Progressives need an education revival based on the recognition, as Stanley Aronowitz insisted, that without radical political and social movements standing behind educational change, school reform is unlikely except in the cosmetic sense. At the same time, if education does not become central to mass struggles, there will be no radical change in society. What should unite this movement for radical democracy is not only a broad-based defense of public goods, but tactics and strategies that involve direct action, political education and cultural politics. What is at stake here are not just mass movements aimed at overthrowing the economic structures of finance capital, but also forms of collective resistance whose aim is to combat the repressive formative cultures that enable state and corporate violence to be internalized and legitimized. There will be no successful movement for insurrectional change unless mass movements come together and provide the pedagogical and cultural preconditions for creating the modes of agency identification, visions, values and social relations necessary for ushering in a democratic socialist society.
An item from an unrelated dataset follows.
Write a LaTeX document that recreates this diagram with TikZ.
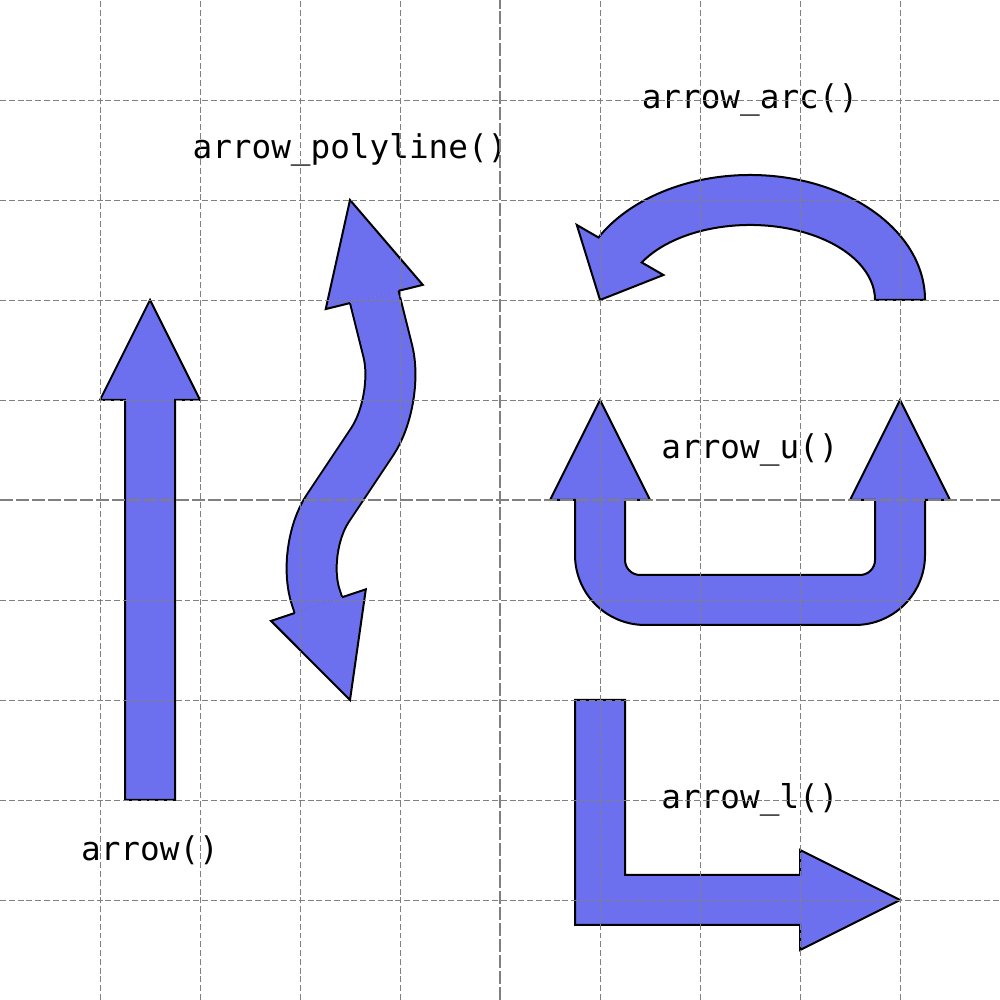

One of the challenges that educators, youth, artists, cultural workers and others fighting for social change must address is how to make the political more pedagogical. This would necessitate connecting social problems, political and economic structures and everyday experiences with the construction of an educated political consciousness marked by a disciplined attention to meaning that enlarges "critical awareness of and of moral judgment in relation to [such experiences], an exercise of intelligence," which seems in short supply today.
The great Marxist theorist Antonio Gramsci provided a valuable lesson for educators in his insistence that it is crucial to separate neither culture from systemic relations of power and state violence nor politics from the production of knowledge and identities shaped by such violence. This suggests that educators and other cultural workers begin to address how politics bears down on everyday life and becomes habitual through the force of its pedagogical practices, relations, and discourses.
At the very least, it is crucial to acknowledge that education as an emancipatory force is central to politics because it provides the foundation for those willing to engage democracy as a site of struggle, which can only be waged through a consciousness of both its fragility and necessity. What educators and other cultural workers cannot do is look away, because the fascist danger that confronts democracy is no longer in the shadows. Yet far too many critics refuse to acknowledge how the ghost of a fascism that prevailed in the past is still with us in different forms and is becoming triumphant in the present. Education, cultural politics and mass consciousness face an enemy in the current historical moment that is about to engulf us all. The necessity to take up the fight against a rebranded fascism is no longer a matter of imagining a different and more emancipatory politics; it is an urgency that demands a revival of both an insurgent historical consciousness and the will to act collectively to usher in a future filled with socialist dreams of equality, freedom and justice rather than the nightmare politics of an authoritarian present.